An internal company memo penned by Robin Li, one of China's richest men and founder of Baidu (Nasdaq: BIDU), has been buzzing through the domestic media, which are interpreting the message as the sign of a looming crisis at the nation's leading search engine. The theme of the memo revolves around the concept of the "Wolf Spirit", which Li says has been lost at his company that pioneered the online search market in China. In place of that spirit, Baidu has become a more complacent panda-like creature that simply enjoys its easy domination of the search space and the billions of dollars in advertising revenue it reaps each year from the business.

It's interesting that Li is just now writing openly about this crisis, since I've been writing about it for quite some time. In a nutshell, Baidu stands in a very precarious position due to the near monopoly it has held for years in the online search space for years, combined with its inability to create new products to diversify its business.

Media are conjuring up images of other previous industry giants that failed to innovate, including Motorola and Nokia (Finland: NOK1V), which once ruled the mobile phone space but have faded due to their failure to recognize the latest industry trends. Perhaps the best analogy for Baidu would be Yahoo (Nasdaq: YHOO), which was the true pioneer in making online search a cornerstone of today's Internet culture.

Yahoo's name was synonymous with the concept of search in the early days of the Internet, allowing it to reap big profits from a business it once dominated. We all know what happened next, namely that Google (Nasdaq: GOOG) not only invented a better search product, but was also more successful at developing supporting products like email and mapping services to support its core business. Meantime, Yahoo has languished under a series of uninspired chief executives, and is now largely a bit player in the global search market.
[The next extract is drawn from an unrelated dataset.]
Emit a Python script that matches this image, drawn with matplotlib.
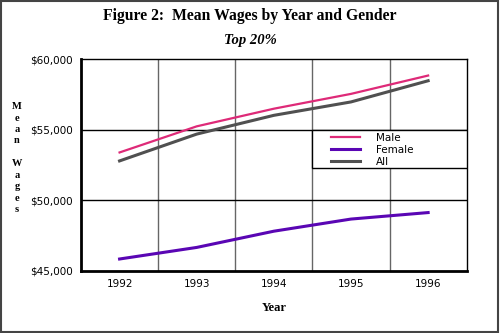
import matplotlib
matplotlib.use("Agg")
import matplotlib.pyplot as plt
from matplotlib.patches import Rectangle

# 読み取った値
years = ["1992", "1993", "1994", "1995", "1996"]
male = [53400, 55250, 56500, 57550, 58850]
female = [45850, 46670, 47820, 48680, 49140]
all_ = [52800, 54700, 56030, 56980, 58480]
yticks = [45000, 50000, 55000, 60000]
ytick_labels = ["$45,000", "$50,000", "$55,000", "$60,000"]

fig = plt.figure(figsize=(5, 3.33), dpi=100)
ax = fig.add_axes([0.162, 0.1862, 0.7714, 0.6357])

x = list(range(len(years)))
ax.plot(x, male, color="#de2a78", lw=1.6, label="Male", zorder=3)
ax.plot(x, female, color="#5a06b4", lw=2.2, label="Female", zorder=3)
ax.plot(x, all_, color="#505050", lw=2.2, label="All", zorder=3)

ax.set_xlim(-0.5, len(years) - 0.5)
ax.set_ylim(45000, 60000)

# グリッド
for b in [i + 0.5 for i in range(len(years) - 1)]:
    ax.axvline(b, color="#666666", lw=1, zorder=1)
for v in yticks[1:-1]:
    ax.axhline(v, color="black", lw=1, zorder=1)

ax.set_xticks(x)
ax.set_xticklabels(years, fontsize=7.5, family="DejaVu Sans")
ax.set_yticks(yticks)
ax.set_yticklabels(ytick_labels, fontsize=7.5, family="DejaVu Sans")
ax.tick_params(length=0, axis="x", pad=6)
ax.tick_params(length=0, axis="y", pad=6)

for s in ["top", "right"]:
    ax.spines[s].set_linewidth(1)
for s in ["left", "bottom"]:
    ax.spines[s].set_linewidth(2)

# 凡例の枠は自前で描く
ax.add_patch(Rectangle((0.6, 0.485), 0.4, 0.182, transform=ax.transAxes,
                       facecolor="white", edgecolor="black", lw=1, zorder=4))
leg = ax.legend(loc="upper left", bbox_to_anchor=(0.64, 0.667),
                frameon=False, prop={"family": "DejaVu Sans", "size": 7.5},
                handlelength=2.8, handletextpad=1.5, labelspacing=0.2,
                borderpad=0.3, borderaxespad=0)
leg.set_zorder(5)

ax.set_xlabel("Year", family="Liberation Serif", fontweight="bold",
              fontsize=9, labelpad=9)

fig.text(0.5, 0.952, "Figure 2:  Mean Wages by Year and Gender",
         ha="center", va="center", family="Liberation Serif",
         fontweight="bold", fontsize=11.3)
fig.text(0.5, 0.877, "Top 20%", ha="center", va="center",
         family="Liberation Serif", fontweight="bold", style="italic",
         fontsize=10.5)

# 縦書きの軸ラベル
fig.text(0.034, 0.525, "\n".join("Mean Wages"), ha="center", va="center",
         family="Liberation Serif", fontweight="bold", fontsize=7.5,
         linespacing=1.35)

fig.patches.append(Rectangle((0.002, 0.003), 0.994, 0.993,
                             transform=fig.transFigure, fill=False,
                             edgecolor="#444444", lw=1.5))

fig.savefig("out.png", dpi=100)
So the question is: Will Baidu follow down the same path as Yahoo? Li's memo seems to reflect that he is clearly worried about that possibility and wants to instill a sense of urgency and pioneering spirit back into his complacent staff. That complacency has created a cash rich company that has shown an ability to develop expensive but poorly conceived new products that ultimately flop. But no one seems to care too much about this steady stream of failures, since they know the company's lucrative core search business will keep paying their salaries.

The only problem is that nothing ever stays the same, and new competitors are constantly looking for ways to challenge Baidu's search space dominance. In particular, an innovative new search product from Qihoo 360 (NYSE: QIHU) that is rapidly gaining market share may look worrisome to Li. What's more, Baidu has posted some of its slowest ever revenue growth in recent quarters, due in part to China's slowing ad market but also in the absence of alternative products to offset some of the slowing. 

Li also can't like the fact that investors are abandoning his stock, which has lost more than a third of its value in the last 8 months, significantly diminishing the value of his own personal fortune. All that said, perhaps it's good that Li is finally waking up to the fact that his empire may be past its peak and is need of a return to its earlier pioneering spirit. But there's also the very real possibility it may be too late, and Li's call to action could simply mark the start of the company's longer decline.

Bottom line: Robin Li is trying to rekindle the pioneering spirit at leading search engine Baidu, but it may already be too late to combat the complacency that has settled in at the company.